** BEGIN Record set **

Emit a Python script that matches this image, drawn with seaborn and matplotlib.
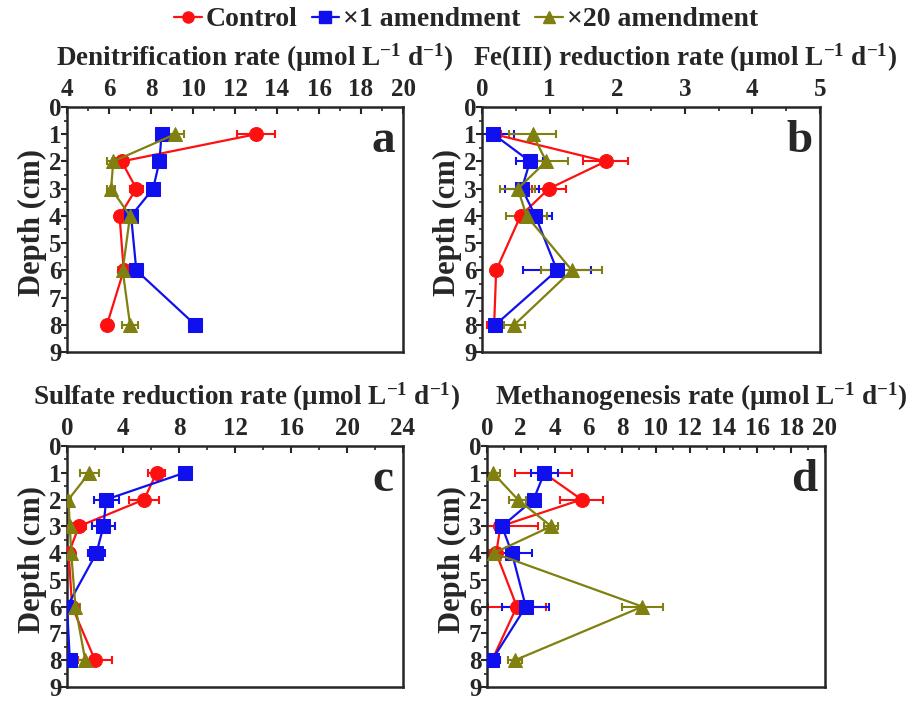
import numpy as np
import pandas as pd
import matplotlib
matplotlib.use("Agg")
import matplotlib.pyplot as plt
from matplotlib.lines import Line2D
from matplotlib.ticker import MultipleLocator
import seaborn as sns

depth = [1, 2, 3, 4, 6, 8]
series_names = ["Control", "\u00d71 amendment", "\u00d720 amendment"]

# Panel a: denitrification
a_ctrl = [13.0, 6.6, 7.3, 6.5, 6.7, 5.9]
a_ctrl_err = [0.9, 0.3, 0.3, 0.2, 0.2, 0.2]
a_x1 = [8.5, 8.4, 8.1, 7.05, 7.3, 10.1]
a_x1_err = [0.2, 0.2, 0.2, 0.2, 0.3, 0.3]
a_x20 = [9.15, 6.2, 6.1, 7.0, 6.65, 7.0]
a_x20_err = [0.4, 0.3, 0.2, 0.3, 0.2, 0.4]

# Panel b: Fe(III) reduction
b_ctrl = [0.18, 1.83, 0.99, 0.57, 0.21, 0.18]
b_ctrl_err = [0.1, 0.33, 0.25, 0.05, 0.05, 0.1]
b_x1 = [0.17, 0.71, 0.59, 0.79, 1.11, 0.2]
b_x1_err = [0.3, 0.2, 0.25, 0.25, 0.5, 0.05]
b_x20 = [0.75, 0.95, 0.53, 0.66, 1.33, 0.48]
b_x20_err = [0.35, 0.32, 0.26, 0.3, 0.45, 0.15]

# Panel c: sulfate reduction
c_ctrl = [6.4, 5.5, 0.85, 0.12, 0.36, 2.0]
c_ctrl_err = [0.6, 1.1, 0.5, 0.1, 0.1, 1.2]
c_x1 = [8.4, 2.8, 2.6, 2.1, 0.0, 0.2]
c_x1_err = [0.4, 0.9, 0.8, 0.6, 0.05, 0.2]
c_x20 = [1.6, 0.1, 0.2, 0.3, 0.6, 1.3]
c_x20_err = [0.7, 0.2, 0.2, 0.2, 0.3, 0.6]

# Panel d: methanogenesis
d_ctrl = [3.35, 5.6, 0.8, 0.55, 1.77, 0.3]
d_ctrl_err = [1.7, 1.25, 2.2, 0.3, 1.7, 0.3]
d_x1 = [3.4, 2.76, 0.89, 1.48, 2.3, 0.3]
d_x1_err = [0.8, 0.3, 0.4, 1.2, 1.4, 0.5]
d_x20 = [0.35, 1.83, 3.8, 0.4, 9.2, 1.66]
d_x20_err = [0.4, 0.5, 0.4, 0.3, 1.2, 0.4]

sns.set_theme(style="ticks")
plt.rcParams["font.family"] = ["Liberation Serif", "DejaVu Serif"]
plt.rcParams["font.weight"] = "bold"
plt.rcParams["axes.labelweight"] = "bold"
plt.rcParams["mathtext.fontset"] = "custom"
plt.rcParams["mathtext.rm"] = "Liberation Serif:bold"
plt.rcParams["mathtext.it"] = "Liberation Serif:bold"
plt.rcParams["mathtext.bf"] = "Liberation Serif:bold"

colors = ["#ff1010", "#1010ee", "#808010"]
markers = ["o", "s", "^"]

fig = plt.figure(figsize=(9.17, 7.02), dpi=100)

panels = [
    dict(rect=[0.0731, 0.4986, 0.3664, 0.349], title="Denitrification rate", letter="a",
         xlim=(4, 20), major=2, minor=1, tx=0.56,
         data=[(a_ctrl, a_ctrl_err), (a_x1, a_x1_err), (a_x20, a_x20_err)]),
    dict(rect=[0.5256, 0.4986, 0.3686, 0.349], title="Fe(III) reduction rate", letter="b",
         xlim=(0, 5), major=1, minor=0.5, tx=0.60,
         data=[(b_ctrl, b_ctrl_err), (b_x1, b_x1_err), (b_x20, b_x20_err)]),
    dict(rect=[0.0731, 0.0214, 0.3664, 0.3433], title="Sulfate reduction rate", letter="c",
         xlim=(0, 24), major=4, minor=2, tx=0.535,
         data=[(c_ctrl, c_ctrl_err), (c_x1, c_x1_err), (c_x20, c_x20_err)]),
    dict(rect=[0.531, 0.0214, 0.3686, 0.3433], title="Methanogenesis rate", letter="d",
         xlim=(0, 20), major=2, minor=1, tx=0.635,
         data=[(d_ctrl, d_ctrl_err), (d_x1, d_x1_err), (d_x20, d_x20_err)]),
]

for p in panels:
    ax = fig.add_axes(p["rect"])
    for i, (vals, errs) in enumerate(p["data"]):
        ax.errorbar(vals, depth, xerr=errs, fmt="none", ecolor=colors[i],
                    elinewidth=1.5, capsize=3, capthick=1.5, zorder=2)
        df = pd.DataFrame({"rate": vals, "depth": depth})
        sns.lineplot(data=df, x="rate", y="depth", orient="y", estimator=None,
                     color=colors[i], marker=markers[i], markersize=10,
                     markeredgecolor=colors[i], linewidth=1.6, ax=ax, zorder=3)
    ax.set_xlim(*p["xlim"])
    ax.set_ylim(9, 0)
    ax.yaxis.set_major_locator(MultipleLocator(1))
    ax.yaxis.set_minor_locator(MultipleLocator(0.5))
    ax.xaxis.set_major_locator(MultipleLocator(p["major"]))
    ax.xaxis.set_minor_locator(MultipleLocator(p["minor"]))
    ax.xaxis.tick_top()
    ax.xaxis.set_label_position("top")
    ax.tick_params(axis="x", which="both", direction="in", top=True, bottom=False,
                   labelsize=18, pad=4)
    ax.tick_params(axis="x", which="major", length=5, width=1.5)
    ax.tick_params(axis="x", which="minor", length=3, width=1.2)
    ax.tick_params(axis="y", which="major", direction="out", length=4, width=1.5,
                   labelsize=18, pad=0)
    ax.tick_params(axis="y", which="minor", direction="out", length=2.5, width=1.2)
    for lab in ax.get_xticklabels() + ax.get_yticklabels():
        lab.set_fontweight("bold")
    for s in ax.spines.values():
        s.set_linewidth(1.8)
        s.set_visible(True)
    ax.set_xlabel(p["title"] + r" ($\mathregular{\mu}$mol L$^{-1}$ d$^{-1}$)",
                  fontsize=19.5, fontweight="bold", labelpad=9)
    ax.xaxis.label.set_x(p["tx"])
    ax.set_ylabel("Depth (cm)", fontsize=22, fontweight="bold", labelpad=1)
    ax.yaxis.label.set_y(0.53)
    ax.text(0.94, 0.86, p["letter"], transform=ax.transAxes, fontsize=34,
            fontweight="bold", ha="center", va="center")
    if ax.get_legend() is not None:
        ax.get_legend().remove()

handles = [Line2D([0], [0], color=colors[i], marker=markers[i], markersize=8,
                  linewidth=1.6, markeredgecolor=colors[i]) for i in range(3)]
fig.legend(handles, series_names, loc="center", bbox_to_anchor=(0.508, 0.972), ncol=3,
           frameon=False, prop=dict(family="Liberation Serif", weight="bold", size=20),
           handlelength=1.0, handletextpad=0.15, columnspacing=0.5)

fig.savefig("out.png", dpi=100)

** END Record set **
** BEGIN Record set **

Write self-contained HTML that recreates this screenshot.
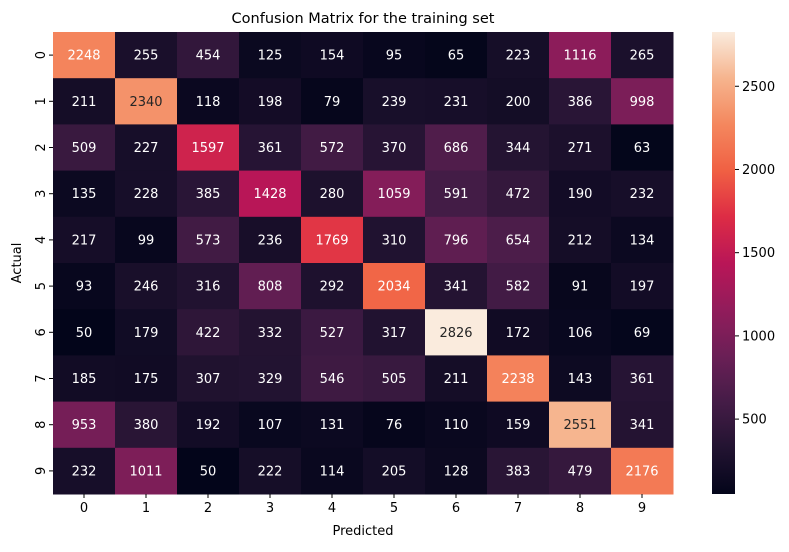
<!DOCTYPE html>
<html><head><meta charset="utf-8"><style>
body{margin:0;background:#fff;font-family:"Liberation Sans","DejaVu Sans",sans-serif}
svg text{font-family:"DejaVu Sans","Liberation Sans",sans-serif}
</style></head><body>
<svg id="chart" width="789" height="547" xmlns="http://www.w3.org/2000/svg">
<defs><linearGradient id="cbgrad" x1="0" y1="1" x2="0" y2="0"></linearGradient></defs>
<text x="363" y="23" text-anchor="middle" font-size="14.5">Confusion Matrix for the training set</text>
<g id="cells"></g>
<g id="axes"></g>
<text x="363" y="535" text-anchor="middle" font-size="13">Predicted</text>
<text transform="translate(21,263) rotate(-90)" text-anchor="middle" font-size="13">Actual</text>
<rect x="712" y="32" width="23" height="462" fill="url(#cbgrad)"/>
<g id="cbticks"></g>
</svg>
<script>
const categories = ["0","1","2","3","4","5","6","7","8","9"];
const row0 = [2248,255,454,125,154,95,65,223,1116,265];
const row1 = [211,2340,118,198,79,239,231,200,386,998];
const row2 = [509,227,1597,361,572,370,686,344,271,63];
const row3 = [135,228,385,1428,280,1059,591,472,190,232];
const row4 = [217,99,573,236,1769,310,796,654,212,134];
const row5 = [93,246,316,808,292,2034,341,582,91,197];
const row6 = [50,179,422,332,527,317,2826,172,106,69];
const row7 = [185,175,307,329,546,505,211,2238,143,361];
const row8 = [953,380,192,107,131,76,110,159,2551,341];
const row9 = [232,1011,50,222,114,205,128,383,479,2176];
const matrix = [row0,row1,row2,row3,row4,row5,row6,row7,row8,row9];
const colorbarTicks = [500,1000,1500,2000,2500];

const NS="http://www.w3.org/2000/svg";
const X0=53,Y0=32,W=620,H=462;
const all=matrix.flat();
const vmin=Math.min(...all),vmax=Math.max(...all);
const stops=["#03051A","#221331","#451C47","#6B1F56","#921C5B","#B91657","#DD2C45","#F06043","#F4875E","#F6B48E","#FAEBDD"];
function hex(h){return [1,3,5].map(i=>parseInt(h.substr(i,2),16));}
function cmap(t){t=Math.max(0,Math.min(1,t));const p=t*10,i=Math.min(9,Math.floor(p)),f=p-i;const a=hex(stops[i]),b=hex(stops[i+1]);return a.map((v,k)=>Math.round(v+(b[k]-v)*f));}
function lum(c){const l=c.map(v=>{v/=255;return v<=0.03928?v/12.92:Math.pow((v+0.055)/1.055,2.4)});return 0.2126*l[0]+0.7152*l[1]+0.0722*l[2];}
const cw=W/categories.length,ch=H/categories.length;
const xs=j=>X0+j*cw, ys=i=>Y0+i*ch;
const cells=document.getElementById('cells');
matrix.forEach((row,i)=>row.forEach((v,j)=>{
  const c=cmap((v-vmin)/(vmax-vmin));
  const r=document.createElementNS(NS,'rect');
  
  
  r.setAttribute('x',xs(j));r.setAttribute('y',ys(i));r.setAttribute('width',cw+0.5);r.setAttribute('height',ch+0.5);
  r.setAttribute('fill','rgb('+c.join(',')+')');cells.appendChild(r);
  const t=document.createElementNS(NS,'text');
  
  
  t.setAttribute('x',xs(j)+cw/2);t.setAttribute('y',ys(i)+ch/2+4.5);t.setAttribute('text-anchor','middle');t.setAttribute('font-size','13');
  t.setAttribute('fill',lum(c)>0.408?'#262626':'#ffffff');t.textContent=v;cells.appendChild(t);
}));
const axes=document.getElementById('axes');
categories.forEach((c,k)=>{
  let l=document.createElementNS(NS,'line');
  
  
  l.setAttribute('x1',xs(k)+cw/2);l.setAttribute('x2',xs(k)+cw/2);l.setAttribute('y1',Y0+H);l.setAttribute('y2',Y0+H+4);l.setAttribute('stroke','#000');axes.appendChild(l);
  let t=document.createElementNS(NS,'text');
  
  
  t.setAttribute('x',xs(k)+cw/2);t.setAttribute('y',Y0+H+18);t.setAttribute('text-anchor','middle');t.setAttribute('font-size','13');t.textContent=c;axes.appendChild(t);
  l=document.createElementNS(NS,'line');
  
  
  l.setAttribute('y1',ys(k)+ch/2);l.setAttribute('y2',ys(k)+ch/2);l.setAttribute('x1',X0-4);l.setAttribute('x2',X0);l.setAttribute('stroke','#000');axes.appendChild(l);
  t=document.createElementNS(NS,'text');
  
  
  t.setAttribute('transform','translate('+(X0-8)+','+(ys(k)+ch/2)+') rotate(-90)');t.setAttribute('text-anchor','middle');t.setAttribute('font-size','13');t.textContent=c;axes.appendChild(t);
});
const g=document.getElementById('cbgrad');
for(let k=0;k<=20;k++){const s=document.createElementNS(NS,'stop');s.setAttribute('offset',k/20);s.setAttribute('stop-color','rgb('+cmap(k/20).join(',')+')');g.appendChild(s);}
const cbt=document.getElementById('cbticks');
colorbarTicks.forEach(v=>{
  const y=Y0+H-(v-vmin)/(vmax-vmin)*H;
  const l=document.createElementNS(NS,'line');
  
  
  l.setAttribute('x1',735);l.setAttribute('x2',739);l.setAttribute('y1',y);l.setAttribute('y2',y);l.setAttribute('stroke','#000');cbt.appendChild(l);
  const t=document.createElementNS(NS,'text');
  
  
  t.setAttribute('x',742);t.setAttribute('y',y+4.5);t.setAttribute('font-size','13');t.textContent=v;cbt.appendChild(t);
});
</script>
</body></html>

** END Record set **

:: Instructions to follow ::
Skip all pictures. Output only the lines from the one containing "Emit a Python" to the one containing "b_x20_err = [0.35, 0.32, 0.26, 0.3, 0.45, 0.15]", both lines included.

:: Exercise solution ::
Emit a Python script that matches this image, drawn with seaborn and matplotlib.
import numpy as np
import pandas as pd
import matplotlib
matplotlib.use("Agg")
import matplotlib.pyplot as plt
from matplotlib.lines import Line2D
from matplotlib.ticker import MultipleLocator
import seaborn as sns

depth = [1, 2, 3, 4, 6, 8]
series_names = ["Control", "\u00d71 amendment", "\u00d720 amendment"]

# Panel a: denitrification
a_ctrl = [13.0, 6.6, 7.3, 6.5, 6.7, 5.9]
a_ctrl_err = [0.9, 0.3, 0.3, 0.2, 0.2, 0.2]
a_x1 = [8.5, 8.4, 8.1, 7.05, 7.3, 10.1]
a_x1_err = [0.2, 0.2, 0.2, 0.2, 0.3, 0.3]
a_x20 = [9.15, 6.2, 6.1, 7.0, 6.65, 7.0]
a_x20_err = [0.4, 0.3, 0.2, 0.3, 0.2, 0.4]

# Panel b: Fe(III) reduction
b_ctrl = [0.18, 1.83, 0.99, 0.57, 0.21, 0.18]
b_ctrl_err = [0.1, 0.33, 0.25, 0.05, 0.05, 0.1]
b_x1 = [0.17, 0.71, 0.59, 0.79, 1.11, 0.2]
b_x1_err = [0.3, 0.2, 0.25, 0.25, 0.5, 0.05]
b_x20 = [0.75, 0.95, 0.53, 0.66, 1.33, 0.48]
b_x20_err = [0.35, 0.32, 0.26, 0.3, 0.45, 0.15]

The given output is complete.